Implementing monad on recursive type

Question

I have a recursive type:
data E a=A a (E a) (E a) | None
My problem is the following :
If i want to implement the bind operator how do i operate on both the Concrete type and the recursive one given the function to operate with?

instance Monad E where
    return x= A x None None 
    (>>=) None _ = None
    (>>=) (B t) f =  f t
    (>>=) (A x mx my) f = A {f x} (mx>>=f)  (my>>=f) --here !!!
                               ^
                            result is ma but slot requires concrete type

For me to apply >>= on A a (E a) (E a) for the a it seems i need to unwrap it using a custom made function.

How do i solve the {f x}so that i unwrap the result of f x to fit in the concrete slot of the E

I would need for a method that can take a function: a-> ma and get it to (ma ->a)

    unwrap::E a->a
    unwrap None= what here ? ( i need a neutral element for any kind of a)
    unwrap (A x _ _)=x

Answer 1

To overcome your specific challenge, you should try pattern matching on the result of f x.

(>>=) (A x mx) f = 
    case f x of
        A y my -> 
        B y -> 
        None -> 

Now you have perhaps a larger problem than the one you came in with.

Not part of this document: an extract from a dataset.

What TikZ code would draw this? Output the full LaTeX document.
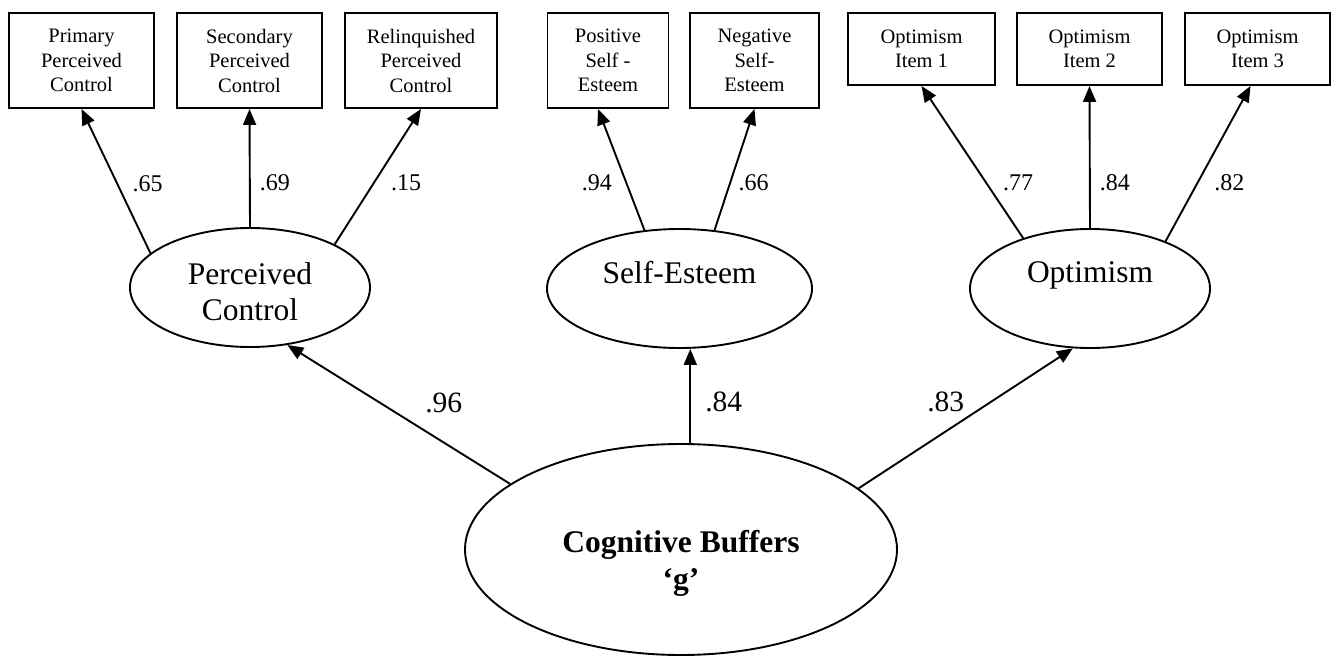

There are now too many choices, as opposed to a poverty of them. In the A y my case, you must combine y, my, and mx into the final result in some way. Very likely most of the ways you think of will violate the laws.

In this case it is hard to know what to do. It is hard for me to implement a monad unless I am clear about the meaning of the data type. I can "visualize" list as a monad because join (aka (>>= id)) is just concatenation

join :: [[a]] -> [a]
join [ [ x, y ], [z], [], [w, q] ] = [x, y, z, w, q]

But for an arbitrary algebraic data type there is no clear path. Where did this data type come from? -- what do you want from its monad instance?